Il nous semble, malgré l’avantage comparatif moderne de sa proposition, que Madame Ondoua Viviane Biwolé fait plusieurs erreurs. Une d’elle revient à penser que ce sont des textes qui entraînent le tribalisme au Cameroun alors que la réalité tribaliste est plus ancienne que l’introduction des concepts allochtones et autochtones en 1996. Même si les mots

peuvent entrainer des maux, Madame Ondoua Viviane Biwolé fait une surestimation des effets de la normes sur des pratiques réelles plus anciennes que la norme incriminée : le mot n’est pas la chose même si le mot peut avoir une puissance performative sur la chose. Inverse de la première, l’autre erreur est une sur estimation positive de la norme : on change allochtones et autochtone par résident et le tribalisme disparait autant que la peur du grand remplacement de certains Camerounais. In fine, nous pensons humblement que la principale erreur analytique de Madame Ondoua Viviane Biwolé réside dans le fait qu’elle transpose les théories de la gestion et de la gouvernance des entreprises sur le champ politique et la société alors que la politique entrepreneuriale n’est pas la politique sociétale et une entreprise n’est pas une société. Cette dernière a des préoccupations qui font appel à une rationalité autre qu’économique, individualiste et gestionnaire. Le territoire entrepreneur ne recouvre pas le territoire sociétal alors que l’inverse est vrai et devrait l’emporter sur l’analyse mécaniciste et productiviste du territoire.

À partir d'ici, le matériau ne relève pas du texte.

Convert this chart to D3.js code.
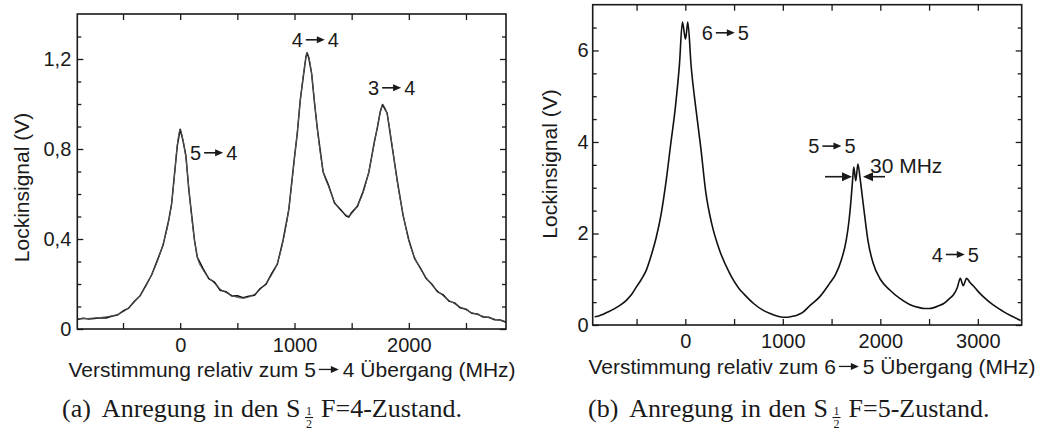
<!DOCTYPE html>
<html>
<head>
<meta charset="utf-8">
<title>Lockinsignal</title>
<script src="https://cdn.jsdelivr.net/npm/d3@7"></script>
<style>
body { margin: 0; background: #fff; }
text { font-family: "Liberation Sans", Arial, sans-serif; fill: #1a1a1a; }
.cap { font-family: "Liberation Serif", "Times New Roman", serif; }
</style>
</head>
<body>
<svg id="fig" width="1053" height="432"></svg>
<script>

// (a) Anregung in den S1/2 F=4: detuning (MHz), measured lock-in signal and fit (V)
var detA = [-900,-850,-800,-750,-700,-650,-600,-550,-500,-450,
            -400,-350,-300,-250,-200,-150,-100,-75,-50,-25,
            0,25,50,75,100,125,150,200,250,300,
            350,400,450,500,550,600,650,700,750,800,
            850,900,950,1000,1025,1050,1075,1100,1110,1125,
            1150,1175,1200,1250,1300,1350,1400,1450,1475,1500,
            1550,1600,1650,1700,1725,1750,1770,1790,1810,1850,
            1900,1950,2000,2050,2100,2150,2200,2250,2300,2350,
            2400,2450,2500,2550,2600,2650,2700,2750,2800,2850];
var sigA = [.042,.048,.044,.047,.050,.049,.057,.062,.080,.093,
            .123,.148,.194,.240,.305,.372,.485,.556,.688,.815,
            .888,.836,.770,.622,.508,.395,.318,.268,.224,.208,
            .172,.166,.147,.148,.139,.146,.150,.180,.198,.246,
            .288,.395,.530,.765,.872,1.016,1.114,1.210,1.228,1.204,
            1.135,1.004,.890,.698,.636,.560,.532,.503,.497,.518,
            .545,.611,.696,.836,.895,.966,.998,.978,.960,.824,
            .656,.504,.396,.314,.272,.226,.200,.166,.152,.124,
            .116,.094,.088,.070,.067,.053,.052,.041,.040,.030];
var fitA = [.045,.046,.047,.049,.051,.054,.058,.064,.076,.095,
            .120,.150,.190,.243,.300,.378,.480,.560,.680,.820,
            .885,.840,.760,.630,.500,.395,.320,.262,.228,.203,
            .178,.162,.150,.140,.137,.142,.155,.175,.203,.240,
            .293,.390,.535,.760,.880,1.010,1.120,1.205,1.225,1.210,
            1.130,1.010,.885,.705,.630,.566,.528,.508,.502,.512,
            .550,.605,.700,.830,.900,.960,.995,.985,.955,.830,
            .650,.510,.390,.320,.268,.230,.196,.171,.147,.128,
            .112,.098,.085,.073,.064,.057,.050,.044,.038,.033];

// (b) Anregung in den S1/2 F=5: detuning (MHz), lock-in signal (V)
var detB = [-930,-900,-850,-800,-750,-700,-650,-600,-550,-500,
            -450,-400,-350,-300,-250,-200,-150,-100,-60,-30,
            -15,0,10,25,60,110,160,210,270,350,
            450,550,600,700,800,870,950,1000,1050,1100,
            1150,1200,1280,1380,1480,1540,1600,1650,1680,1700,
            1715,1728,1748,1770,1790,1810,1840,1875,1925,2000,
            2100,2200,2300,2400,2450,2500,2550,2600,2650,2700,
            2750,2790,2820,2850,2885,2920,2960,3000,3050,3150,
            3250,3350,3440];
var sigB = [.180,.190,.230,.280,.330,.390,.460,.550,.670,.840,
            1.00,1.20,1.52,1.90,2.40,3.10,3.95,4.80,5.70,6.62,
            6.45,6.25,6.35,6.62,5.65,4.70,3.85,2.90,2.22,1.64,
            1.15,.80,.68,.47,.32,.25,.19,.17,.17,.19,
            .22,.27,.43,.62,.91,1.10,1.42,1.85,2.30,2.75,
            3.15,3.45,3.15,3.52,3.25,2.90,2.38,1.82,1.36,1.00,
            .76,.58,.45,.38,.36,.36,.38,.42,.47,.56,
            .66,.82,1.02,.86,1.02,.93,.84,.74,.63,.45,
            .31,.19,.10];

// ticks and labels
var xTicksA = [-500,0,500,1000,1500,2000,2500];
var xLabelsA = [0,1000,2000];
var yTicksA = [0.1,0.2,0.3,0.4,0.5,0.6,0.7,0.8,0.9,1.0,1.1,1.2,1.3];
var yLabelsA = [0,0.4,0.8,1.2];
var xTicksB = [-500,0,500,1000,1500,2000,2500,3000];
var xLabelsB = [0,1000,2000,3000];
var yTicksB = [0.5,1,1.5,2,2.5,3,3.5,4,4.5,5,5.5,6,6.5];
var yLabelsB = [0,2,4,6];

var svg = d3.select("#fig");
var ink = "#1a1a1a";

function isIn(arr, v) {
	return arr.some(function(a) { return Math.abs(a - v) < 1e-9; });
}

function commaFmt(d) {
	return d === 0 ? "0" : d3.format(".1f")(d).replace(".", ",");
}

function panel(p) {
	var g = svg.append("g");
	var x = d3.scaleLinear().domain(p.xDomain).range([p.x0, p.x1]);
	var y = d3.scaleLinear().domain(p.yDomain).range([p.y1, p.y0]);
	var yMinor = p.yTicks.filter(function(v) { return !isIn(p.yLabels, v); });

	g.append("g").attr("transform", "translate(0," + p.y1 + ")")
		.call(d3.axisBottom(x).tickValues(p.xTicks).tickSize(-6).tickPadding(9)
			.tickFormat(function(d) { return isIn(p.xLabels, d) ? d : ""; }));
	g.append("g").attr("transform", "translate(0," + p.y0 + ")")
		.call(d3.axisTop(x).tickValues(p.xTicks).tickSize(-6).tickFormat(""));
	g.append("g").attr("transform", "translate(" + p.x0 + ",0)")
		.call(d3.axisLeft(y).tickValues(yMinor).tickSize(-4).tickFormat(""));
	g.append("g").attr("transform", "translate(" + p.x0 + ",0)")
		.call(d3.axisLeft(y).tickValues(p.yLabels).tickSize(-6).tickPadding(p.yPad).tickFormat(p.yFormat));
	g.append("g").attr("transform", "translate(" + p.x1 + ",0)")
		.call(d3.axisRight(y).tickValues(yMinor).tickSize(-4).tickFormat(""));
	g.append("g").attr("transform", "translate(" + p.x1 + ",0)")
		.call(d3.axisRight(y).tickValues(p.yLabels).tickSize(-6).tickFormat(""));

	g.selectAll(".domain").remove();
	g.selectAll(".tick line").attr("stroke", ink).attr("stroke-width", 1.3);
	g.selectAll(".tick text").style("font-size", "20px").style("font-family", "'Liberation Sans', Arial, sans-serif").attr("fill", ink);

	var line = d3.line()
		.x(function(d) { return x(d[0]); })
		.y(function(d) { return y(d[1]); });

	p.series.forEach(function(s) {
		g.append("path")
			.datum(d3.zip(s.x, s.y))
			.attr("fill", "none")
			.attr("stroke", s.color)
			.attr("stroke-width", s.width)
			.attr("stroke-linejoin", "round")
			.attr("d", line.curve(s.curve));
	});

	g.append("rect")
		.attr("x", p.x0).attr("y", p.y0)
		.attr("width", p.x1 - p.x0).attr("height", p.y1 - p.y0)
		.attr("fill", "none").attr("stroke", ink).attr("stroke-width", 1.6);

	// y title
	g.append("text")
		.attr("transform", "translate(" + p.yTitleX + "," + p.yTitleY + ") rotate(-90)")
		.attr("text-anchor", "middle")
		.style("font-size", "21px")
		.text("Lockinsignal (V)");

	// x title with transition arrow
	xTitle(g, p.xTitleCx, p.xTitleY, p.xTitleA, p.xTitleB);

	return g;
}

function arrow(g, x, y, len, headLen, headH, sw) {
	g.append("line")
		.attr("x1", x).attr("x2", x + len - headLen + 1)
		.attr("y1", y).attr("y2", y)
		.attr("stroke", ink).attr("stroke-width", sw);
	g.append("path")
		.attr("d", "M" + (x + len - headLen) + "," + (y - headH / 2) +
			"L" + (x + len) + "," + y +
			"L" + (x + len - headLen) + "," + (y + headH / 2) + "Z")
		.attr("fill", ink);
}

function arrowLeft(g, x, y, len, headLen, headH, sw) {
	g.append("line")
		.attr("x1", x).attr("x2", x - len + headLen - 1)
		.attr("y1", y).attr("y2", y)
		.attr("stroke", ink).attr("stroke-width", sw);
	g.append("path")
		.attr("d", "M" + (x - len + headLen) + "," + (y - headH / 2) +
			"L" + (x - len) + "," + y +
			"L" + (x - len + headLen) + "," + (y + headH / 2) + "Z")
		.attr("fill", ink);
}

function transLabel(g, x, y, a, b) {
	var size = 20;
	var t1 = g.append("text").attr("x", x).attr("y", y).style("font-size", size + "px").text(a);
	var w1 = t1.node().getComputedTextLength();
	var ax = x + w1 + 3;
	arrow(g, ax, y - 0.36 * size, 19, 8, 7, 1.6);
	g.append("text").attr("x", ax + 19 + 3).attr("y", y).style("font-size", size + "px").text(b);
}

function xTitle(g, cx, y, partA, partB) {
	var size = 21;
	var tg = g.append("g");
	var t1 = tg.append("text").attr("x", 0).attr("y", y).style("font-size", size + "px").text(partA);
	var w1 = t1.node().getComputedTextLength();
	var ax = w1 + 3;
	arrow(tg, ax, y - 0.36 * size, 20, 8, 7, 1.3);
	var t2 = tg.append("text").attr("x", ax + 24).attr("y", y).style("font-size", size + "px").text(partB);
	var total = ax + 24 + t2.node().getComputedTextLength();
	tg.attr("transform", "translate(" + (cx - total / 2) + ",0)");
}

function caption(x0, y, label, num) {
	var size = 26;
	var serif = "'Liberation Serif', serif";
	var cg = svg.append("g").attr("transform", "translate(" + x0 + ",0)");
	var t1 = cg.append("text").attr("class", "cap").attr("x", 0).attr("y", y)
		.style("font-size", size + "px").style("font-family", serif)
		.style("word-spacing", "1px");
	t1.append("tspan").text(label);
	t1.append("tspan").attr("dx", 11).text("Anregung in den S");
	var w1 = t1.node().getComputedTextLength() + 11 + 3;
	var fx = w1 + 1.5;
	cg.append("text").attr("x", fx + 4).attr("y", y - 2.5).attr("text-anchor", "middle")
		.style("font-size", "12px").style("font-family", serif).text("1");
	cg.append("line").attr("x1", fx).attr("x2", fx + 8).attr("y1", y + 0.5).attr("y2", y + 0.5)
		.attr("stroke", ink).attr("stroke-width", 1.1);
	cg.append("text").attr("x", fx + 4).attr("y", y + 11).attr("text-anchor", "middle")
		.style("font-size", "12px").style("font-family", serif).text("2");
	cg.append("text").attr("x", fx + 16).attr("y", y)
		.style("font-size", size + "px").style("font-family", serif)
		.text("F=" + num + "-Zustand.");
}

var gA = panel({
	x0: 77.3, x1: 506, y0: 14, y1: 329,
	xDomain: [-900, 2850], yDomain: [0, 1.4],
	xTicks: xTicksA, xLabels: xLabelsA, yTicks: yTicksA, yLabels: yLabelsA,
	yFormat: commaFmt, yPad: 6,
	yTitleX: 28.5, yTitleY: 187.5,
	xTitleCx: 292, xTitleY: 377,
	xTitleA: "Verstimmung relativ zum 5", xTitleB: "4 Übergang (MHz)",
	series: [
		{ x: detA, y: sigA, color: "#111", width: 1.5, curve: d3.curveLinear },
		{ x: detA, y: fitA, color: "#555", width: 1, curve: d3.curveMonotoneX }
	]
});

var gB = panel({
	x0: 592.7, x1: 1021.7, y0: 4.7, y1: 325,
	xDomain: [-950, 3450], yDomain: [0, 7],
	xTicks: xTicksB, xLabels: xLabelsB, yTicks: yTicksB, yLabels: yLabelsB,
	yFormat: function(d) { return d; }, yPad: 4,
	yTitleX: 556.5, yTitleY: 164,
	xTitleCx: 812, xTitleY: 374,
	xTitleA: "Verstimmung relativ zum 6", xTitleB: "5 Übergang (MHz)",
	series: [
		{ x: detB, y: sigB, color: "#111", width: 1.6, curve: d3.curveMonotoneX }
	]
});

// peak labels
transLabel(gA, 190, 160, "5", "4");
transLabel(gA, 291.7, 47, "4", "4");
transLabel(gA, 368, 95, "3", "4");
transLabel(gB, 701.7, 40, "6", "5");
transLabel(gB, 808.3, 153.3, "5", "5");
transLabel(gB, 931.7, 261.7, "4", "5");

// 30 MHz splitting marker
arrow(gB, 825, 176.7, 27, 10, 9, 1.6);
arrowLeft(gB, 885, 176.7, 22, 10, 9, 1.6);
gB.append("text").attr("x", 870).attr("y", 173.3).style("font-size", "21px").text("30 MHz");

caption(62, 417, "(a)", "4");
caption(588, 417, "(b)", "5");
</script>
</body>
</html>
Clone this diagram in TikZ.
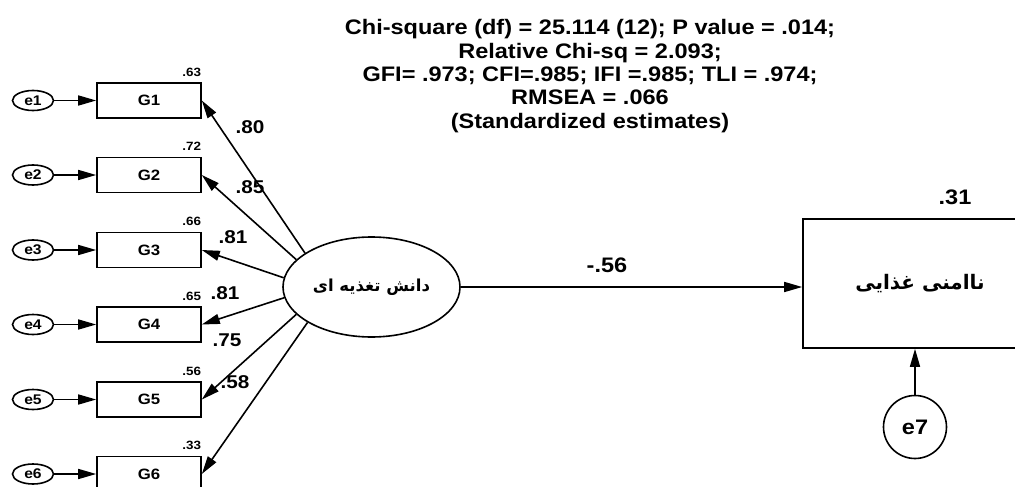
\documentclass[tikz,border=0pt]{standalone}
\usepackage{fontspec}
\setmainfont{Liberation Sans}[FakeStretch=1.12]
\newfontfamily\persfont[Script=Arabic]{DejaVu Sans}
\TeXXeTstate=1
\usetikzlibrary{arrows.meta, positioning, shapes.geometric}

\begin{document}
\begin{tikzpicture}[
  x=1pt, y=-1pt,
  line width=1.6pt,
  every node/.style={font=\bfseries},
  errnode/.style={ellipse, draw, minimum width=41pt, minimum height=20pt, inner sep=0pt, font=\fontsize{14}{14}\selectfont\bfseries},
  obsnode/.style={rectangle, draw, minimum width=104pt, minimum height=35pt, inner sep=0pt, font=\fontsize{15}{15}\selectfont\bfseries},
  latnode/.style={ellipse, draw, minimum width=177pt, minimum height=100pt, inner sep=0pt, font=\fontsize{16.5}{16.5}\selectfont\bfseries},
  outnode/.style={rectangle, draw, minimum width=234pt, minimum height=129pt, inner sep=0pt, font=\fontsize{20}{20}\selectfont\bfseries},
  r2label/.style={anchor=south east, inner sep=0pt, yshift=5pt, font=\fontsize{12}{12}\selectfont\bfseries},
  estlabel/.style={inner sep=0pt, font=\fontsize{18.5}{18.5}\selectfont\bfseries},
  arrowline/.style={-{Triangle[length=18pt, width=10pt]}},
]
\useasboundingbox (0,0) rectangle (1015,487);

\node[align=center, font=\fontsize{21}{23.3}\selectfont\bfseries] (fit) at (590,76) {Chi-square (df) = 25.114 (12); P value = .014;\\Relative Chi-sq = 2.093;\\GFI= .973; CFI=.985; IFI =.985; TLI = .974;\\RMSEA = .066\\(Standardized estimates)};

\node[errnode] (e1) at (33,100.5) {e1};
\node[errnode] (e2) at (33,175) {e2};
\node[errnode] (e3) at (33,250) {e3};
\node[errnode] (e4) at (33,324.5) {e4};
\node[errnode] (e5) at (33,399.5) {e5};
\node[errnode] (e6) at (33,474) {e6};

\node[obsnode] (g1) at (149,100.5) {G1};
\node[obsnode] (g2) at (149,175) {G2};
\node[obsnode] (g3) at (149,250) {G3};
\node[obsnode] (g4) at (149,324.5) {G4};
\node[obsnode] (g5) at (149,399.5) {G5};
\node[obsnode] (g6) at (149,474) {G6};

\node[r2label] (r1) at (g1.north east) {.63};
\node[r2label] (r2) at (g2.north east) {.72};
\node[r2label] (r3) at (g3.north east) {.66};
\node[r2label] (r4) at (g4.north east) {.65};
\node[r2label] (r5) at (g5.north east) {.56};
\node[r2label] (r6) at (g6.north east) {.33};

\draw[arrowline] (e1) -- (g1);
\draw[arrowline] (e2) -- (g2);
\draw[arrowline] (e3) -- (g3);
\draw[arrowline] (e4) -- (g4);
\draw[arrowline] (e5) -- (g5);
\draw[arrowline] (e6) -- (g6);

\node[latnode] (lat) at (371.5,287) {\persfont\bfseries\beginR دانش تغذیه ای\endR};

\draw[arrowline] (lat.153) -- (g1.east);
\draw[arrowline] (lat.160) -- (g2.east);
\draw[arrowline] (lat.174) -- (g3.east);
\draw[arrowline] (lat.187) -- (g4.east);
\draw[arrowline] (lat.200) -- (g5.east);
\draw[arrowline] (lat.209) -- (g6.east);

\node[estlabel] (l1) at (250,127) {.80};
\node[estlabel] (l2) at (250,187) {.85};
\node[estlabel] (l3) at (233,237) {.81};
\node[estlabel] (l4) at (225,293) {.81};
\node[estlabel] (l5) at (227,340) {.75};
\node[estlabel] (l6) at (235,382) {.58};

\node[outnode] (fi) at (920,283.5) {\persfont\bfseries\beginR ناامنی غذایی\endR};
\node[estlabel, font=\fontsize{21}{21}\selectfont\bfseries] (r7) at (955,197) {.31};

\draw[arrowline] (lat.east) -- (lat.east -| fi.west);
\node[estlabel, font=\fontsize{21}{21}\selectfont\bfseries] (l7) at (607,265) {-.56};

\node[circle, draw, minimum size=63pt, inner sep=0pt, font=\fontsize{21}{21}\selectfont\bfseries] (e7) at (915,427) {e7};
\draw[arrowline] (e7) -- (e7 |- fi.south);
\end{tikzpicture}
\end{document}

· Quelques propositions pour ne pas conclure…

Nous pensons que l’approche de Mathias Eric Owona Nguini et celle de Dieudonné Essomba sont plus sensibles au Cameroun tel qu’il est, aux subjectivités des Camerounais, aux stratégies hégémoniques masquées et aux situations de déclassement constatées. Celle de Madame Viviane Ondoua Biwolé est moins adaptée au Cameroun tel qu’il est mais plus encline à décliner un Cameroun tel qu’il devrait être, c’est-à-dire une République libérale. Toutes ces propositions sont donc complémentaires car il est impossible de tendre vers un idéal républicain sans axer son action sur la réalité sociopolitique et économique ambiante. Nous pensons qu’à long terme, la modernité des générations futures va déclasser l’autochtonie nécrologique pour l’autochtonie résidentielle, et que l’autochtonie/allochtonie équitable et l’autochtonie nécrologique vont permettre aux générations actuelles de résoudre leurs problèmes présents pour éviter leur explosion et/ou implosion futures en conflits violents. Une société a besoin d’utiliser le politique comme mode de régulation, c’est-à-dire comme un mécanisme de stabilisation sociale, de prise en compte des subjectivités, des conflits et de correction des injustices expériencielles en son sein. Cette loi va dans ce sens comme le statut spécial du NOSO.

Cependant, si plusieurs Camerounais ont profité quand d’autres ont pâti respectivement des stratégies de domination et de déclassement, il ne faut pas perdre de vue que les mêmes pratiques hégémoniques et d’écrasement existent entre autochtones. Les femmes sont généralement écrasées par les hommes, les cadets par les aînés et les jeunes par les vieux. Y remédier nous pousse à proposer une autochtonie démocratique débarrassée de certaines règles traditionnelles machistes et antinomiques aux libertés individuelles et collectives. L’égalité de tous et de toutes devant la justice de l’État camerounais se doit de prévaloir sur les règles autochtones. Cela implique qu’avoir un État de droit démocratique est la condition préalable pour avoir une autochtonie démocratique.

Outre cela, nous devons veiller à préserver la liberté de choix des autochtones et des allochtones dans une ville. Nous proposons donc la possibilité d’une autochtonie d’adoption lorsque sur base de certaines conditions résidentielles (durée, activité principale, impôts, implications dans les projets urbains, vie associative, expression en langue locale…) un Camerounais acquiert la possibilité de devenir maire dans une ville où il était au préalable allogène.

Par ailleurs, sans supprimer l’article 246, on peut préciser qu’en cas d’accord négocié entre autochtones et allochtones sur un projet urbain, cet accord peut décider de choisir un maire

allochtone ou autochtone. Si autochtones et allochtones tombent d’accord sur un projet urbain, il semble important que cet accord garde aussi la liberté de choisir qui sera maire dans la ville qu’il soit allochtone ou autochtone. Nous proposons, dans ce cas, des mairies bicamérales à deux chambres. Une chambre allochtone et une chambre autochtone qui prennent des décisions à la majorité des voix que le maire soit allochtone ou autochtone. Cela favorisera le débat démocratique et la négociation. Des projets urbains communs entre allochtones et autochtones avec des mairies bicamérales permettront aux Camerounais quelles que soient leurs histoires particulières de regarder dans la même direction.